[Stated goal]: Your task is to copy the listing exactly, with the pictures left out.

+ + +

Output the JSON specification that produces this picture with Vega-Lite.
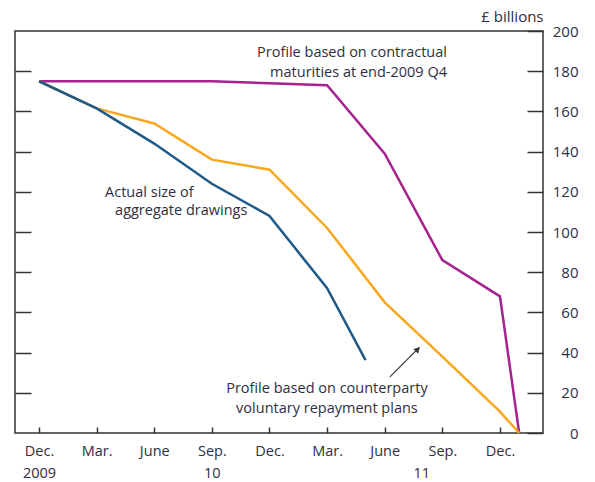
{
  "$schema": "https://vega.github.io/schema/vega-lite/v6.json",
  "width": 528,
  "height": 402,
  "autosize": {"type": "none"},
  "padding": {"left": 15, "top": 31, "right": 52, "bottom": 49},
  "background": "white",
  "config": {
    "view": {"stroke": "#333333", "strokeWidth": 1.5},
    "font": "Open Sans",
    "axis": {"domain": false, "grid": false, "labelColor": "#2e2e40", "tickColor": "#333333", "tickWidth": 1.5}
  },
  "datasets": {
    "series": [
      {"s": "contract", "m": 0, "v": 175},
      {"s": "contract", "m": 3, "v": 175},
      {"s": "contract", "m": 6, "v": 175},
      {"s": "contract", "m": 9, "v": 175},
      {"s": "contract", "m": 12, "v": 174},
      {"s": "contract", "m": 15, "v": 173},
      {"s": "contract", "m": 18, "v": 139},
      {"s": "contract", "m": 21, "v": 86},
      {"s": "contract", "m": 24, "v": 68},
      {"s": "contract", "m": 25, "v": 0},
      {"s": "voluntary", "m": 0, "v": 175},
      {"s": "voluntary", "m": 3, "v": 161.5},
      {"s": "voluntary", "m": 6, "v": 154},
      {"s": "voluntary", "m": 9, "v": 136},
      {"s": "voluntary", "m": 12, "v": 131},
      {"s": "voluntary", "m": 15, "v": 102},
      {"s": "voluntary", "m": 18, "v": 65},
      {"s": "voluntary", "m": 21, "v": 38},
      {"s": "voluntary", "m": 24, "v": 10.6},
      {"s": "voluntary", "m": 25, "v": 0},
      {"s": "actual", "m": 0, "v": 175},
      {"s": "actual", "m": 3, "v": 161.5},
      {"s": "actual", "m": 6, "v": 144},
      {"s": "actual", "m": 9, "v": 124},
      {"s": "actual", "m": 12, "v": 108},
      {"s": "actual", "m": 15, "v": 72},
      {"s": "actual", "m": 17, "v": 36.3}
    ]
  },
  "layer": [
    {
      "data": {"name": "series"},
      "mark": {"type": "line", "strokeWidth": 2.5},
      "encoding": {
        "x": {
          "field": "m", "type": "quantitative",
          "scale": {"domain": [-1.25, 26.24], "nice": false, "zero": false},
          "axis": {
            "orient": "bottom", "title": null,
            "values": [0, 3, 6, 9, 12, 15, 18, 19.9, 21, 24],
            "tickSize": -6, "labelPadding": 17, "labelFontSize": 14.5,
            "labelLineHeight": 22, "labelOverlap": false, "labelFlush": false,
            "tickOpacity": {"condition": {"test": "datum.value == 19.9", "value": 0}, "value": 1},
            "labelExpr": "datum.value == 19.9 ? ['', '11'] : datum.value == 0 ? ['Dec.', '2009'] : datum.value == 9 ? ['Sep.', '10'] : (datum.value % 12 == 0 ? 'Dec.' : datum.value % 12 == 3 ? 'Mar.' : datum.value % 12 == 6 ? 'June' : 'Sep.')"
          }
        },
        "y": {
          "field": "v", "type": "quantitative",
          "scale": {"domain": [0, 200], "nice": false},
          "axis": {
            "orient": "right", "title": "£ billions",
            "values": [0, 20, 40, 60, 80, 100, 120, 140, 160, 180, 200],
            "tickSize": -16, "labelPadding": 51, "labelAlign": "right", "labelFontSize": 15,
            "titleAngle": 0, "titleAlign": "right", "titleBaseline": "alphabetic",
            "titleX": 0, "titleY": -10, "titleFontWeight": "normal", "titleFontSize": 15, "titleColor": "#2e2e40"
          }
        },
        "color": {
          "field": "s", "type": "nominal",
          "scale": {"domain": ["contract", "voluntary", "actual"], "range": ["#a6228f", "#f9a71c", "#1f5a88"]},
          "legend": null
        }
      }
    },
    {
      "data": {"values": [{"m": 18.27, "v": 27.9, "m2": 19.8, "v2": 42.6}]},
      "mark": {"type": "rule", "color": "#333333", "strokeWidth": 1.2},
      "encoding": {
        "x": {"field": "m", "type": "quantitative", "axis": null},
        "y": {
          "field": "v", "type": "quantitative",
          "axis": {"orient": "left", "title": null, "labels": false, "tickSize": -16,
                   "values": [20, 40, 60, 80, 100, 120, 140, 160, 180]}
        },
        "x2": {"field": "m2"},
        "y2": {"field": "v2"}
      }
    },
    {
      "data": {"values": [{"m": 19.72, "v": 41.6}]},
      "mark": {"type": "point", "shape": "triangle-up", "angle": 45, "size": 45, "filled": true, "color": "#333333", "opacity": 1},
      "encoding": {
        "x": {"field": "m", "type": "quantitative", "axis": null},
        "y": {"field": "v", "type": "quantitative", "axis": null}
      }
    },
    {
      "data": {"values": [
        {"t": "Profile based on contractual", "m": 21.24, "v": 187},
        {"t": "maturities at end-2009 Q4", "m": 21.24, "v": 177}
      ]},
      "mark": {"type": "text", "align": "right", "baseline": "alphabetic", "fontSize": 14.5, "color": "#2e2e40"},
      "encoding": {
        "x": {"field": "m", "type": "quantitative", "axis": null},
        "y": {"field": "v", "type": "quantitative", "axis": null},
        "text": {"field": "t"}
      }
    },
    {
      "data": {"values": [
        {"t": "Actual size of", "m": 3.44, "v": 117.4},
        {"t": "aggregate drawings", "m": 3.96, "v": 108.3}
      ]},
      "mark": {"type": "text", "align": "left", "baseline": "alphabetic", "fontSize": 14.5, "color": "#2e2e40"},
      "encoding": {
        "x": {"field": "m", "type": "quantitative", "axis": null},
        "y": {"field": "v", "type": "quantitative", "axis": null},
        "text": {"field": "t"}
      }
    },
    {
      "data": {"values": [
        {"t": "Profile based on counterparty", "m": 14.99, "v": 19.9},
        {"t": "voluntary repayment plans", "m": 14.99, "v": 10}
      ]},
      "mark": {"type": "text", "align": "center", "baseline": "alphabetic", "fontSize": 14.5, "color": "#2e2e40"},
      "encoding": {
        "x": {"field": "m", "type": "quantitative", "axis": null},
        "y": {"field": "v", "type": "quantitative", "axis": null},
        "text": {"field": "t"}
      }
    }
  ],
  "resolve": {"scale": {"x": "shared", "y": "shared"}, "axis": {"x": "independent", "y": "independent"}}
}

+ + +

[Written answer]:
Output the JSON specification that produces this picture with Vega-Lite.
{
  "$schema": "https://vega.github.io/schema/vega-lite/v6.json",
  "width": 528,
  "height": 402,
  "autosize": {"type": "none"},
  "padding": {"left": 15, "top": 31, "right": 52, "bottom": 49},
  "background": "white",
  "config": {
    "view": {"stroke": "#333333", "strokeWidth": 1.5},
    "font": "Open Sans",
    "axis": {"domain": false, "grid": false, "labelColor": "#2e2e40", "tickColor": "#333333", "tickWidth": 1.5}
  },
  "datasets": {
    "series": [
      {"s": "contract", "m": 0, "v": 175},
      {"s": "contract", "m": 3, "v": 175},
      {"s": "contract", "m": 6, "v": 175},
      {"s": "contract", "m": 9, "v": 175},
      {"s": "contract", "m": 12, "v": 174},
      {"s": "contract", "m": 15, "v": 173},
      {"s": "contract", "m": 18, "v": 139},
      {"s": "contract", "m": 21, "v": 86},
      {"s": "contract", "m": 24, "v": 68},
      {"s": "contract", "m": 25, "v": 0},
      {"s": "voluntary", "m": 0, "v": 175},
      {"s": "voluntary", "m": 3, "v": 161.5},
      {"s": "voluntary", "m": 6, "v": 154},
      {"s": "voluntary", "m": 9, "v": 136},
      {"s": "voluntary", "m": 12, "v": 131},
      {"s": "voluntary", "m": 15, "v": 102},
      {"s": "voluntary", "m": 18, "v": 65},
      {"s": "voluntary", "m": 21, "v": 38},
      {"s": "voluntary", "m": 24, "v": 10.6},
      {"s": "voluntary", "m": 25, "v": 0},
      {"s": "actual", "m": 0, "v": 175},
      {"s": "actual", "m": 3, "v": 161.5},
      {"s": "actual", "m": 6, "v": 144},
      {"s": "actual", "m": 9, "v": 124},
      {"s": "actual", "m": 12, "v": 108},
      {"s": "actual", "m": 15, "v": 72},
      {"s": "actual", "m": 17, "v": 36.3}
    ]
  },
  "layer": [
    {
      "data": {"name": "series"},
      "mark": {"type": "line", "strokeWidth": 2.5},
      "encoding": {
        "x": {
          "field": "m", "type": "quantitative",
          "scale": {"domain": [-1.25, 26.24], "nice": false, "zero": false},
          "axis": {
            "orient": "bottom", "title": null,
            "values": [0, 3, 6, 9, 12, 15, 18, 19.9, 21, 24],
            "tickSize": -6, "labelPadding": 17, "labelFontSize": 14.5,
            "labelLineHeight": 22, "labelOverlap": false, "labelFlush": false,
            "tickOpacity": {"condition": {"test": "datum.value == 19.9", "value": 0}, "value": 1},
            "labelExpr": "datum.value == 19.9 ? ['', '11'] : datum.value == 0 ? ['Dec.', '2009'] : datum.value == 9 ? ['Sep.', '10'] : (datum.value % 12 == 0 ? 'Dec.' : datum.value % 12 == 3 ? 'Mar.' : datum.value % 12 == 6 ? 'June' : 'Sep.')"
          }
        },
        "y": {
          "field": "v", "type": "quantitative",
          "scale": {"domain": [0, 200], "nice": false},
          "axis": {
            "orient": "right", "title": "£ billions",
            "values": [0, 20, 40, 60, 80, 100, 120, 140, 160, 180, 200],
            "tickSize": -16, "labelPadding": 51, "labelAlign": "right", "labelFontSize": 15,
            "titleAngle": 0, "titleAlign": "right", "titleBaseline": "alphabetic",
            "titleX": 0, "titleY": -10, "titleFontWeight": "normal", "titleFontSize": 15, "titleColor": "#2e2e40"
          }
        },
        "color": {
          "field": "s", "type": "nominal",
          "scale": {"domain": ["contract", "voluntary", "actual"], "range": ["#a6228f", "#f9a71c", "#1f5a88"]},
          "legend": null
        }
      }
    },
    {
      "data": {"values": [{"m": 18.27, "v": 27.9, "m2": 19.8, "v2": 42.6}]},
      "mark": {"type": "rule", "color": "#333333", "strokeWidth": 1.2},
      "encoding": {
        "x": {"field": "m", "type": "quantitative", "axis": null},
        "y": {
          "field": "v", "type": "quantitative",
          "axis": {"orient": "left", "title": null, "labels": false, "tickSize": -16,
                   "values": [20, 40, 60, 80, 100, 120, 140, 160, 180]}
        },
        "x2": {"field": "m2"},
        "y2": {"field": "v2"}
      }
    },
    {
      "data": {"values": [{"m": 19.72, "v": 41.6}]},
      "mark": {"type": "point", "shape": "triangle-up", "angle": 45, "size": 45, "filled": true, "color": "#333333", "opacity": 1},
      "encoding": {
        "x": {"field": "m", "type": "quantitative", "axis": null},
        "y": {"field": "v", "type": "quantitative", "axis": null}
      }
    },
    {
      "data": {"values": [
        {"t": "Profile based on contractual", "m": 21.24, "v": 187},
        {"t": "maturities at end-2009 Q4", "m": 21.24, "v": 177}
      ]},
      "mark": {"type": "text", "align": "right", "baseline": "alphabetic", "fontSize": 14.5, "color": "#2e2e40"},
      "encoding": {
        "x": {"field": "m", "type": "quantitative", "axis": null},
        "y": {"field": "v", "type": "quantitative", "axis": null},
        "text": {"field": "t"}
      }
    },
    {
      "data": {"values": [
        {"t": "Actual size of", "m": 3.44, "v": 117.4},
        {"t": "aggregate drawings", "m": 3.96, "v": 108.3}
      ]},
      "mark": {"type": "text", "align": "left", "baseline": "alphabetic", "fontSize": 14.5, "color": "#2e2e40"},
      "encoding": {
        "x": {"field": "m", "type": "quantitative", "axis": null},
        "y": {"field": "v", "type": "quantitative", "axis": null},
        "text": {"field": "t"}
      }
    },
    {
      "data": {"values": [
        {"t": "Profile based on counterparty", "m": 14.99, "v": 19.9},
        {"t": "voluntary repayment plans", "m": 14.99, "v": 10}
      ]},
      "mark": {"type": "text", "align": "center", "baseline": "alphabetic", "fontSize": 14.5, "color": "#2e2e40"},
      "encoding": {
        "x": {"field": "m", "type": "quantitative", "axis": null},
        "y": {"field": "v", "type": "quantitative", "axis": null},
        "text": {"field": "t"}
      }
    }
  ],
  "resolve": {"scale": {"x": "shared", "y": "shared"}, "axis": {"x": "independent", "y": "independent"}}
}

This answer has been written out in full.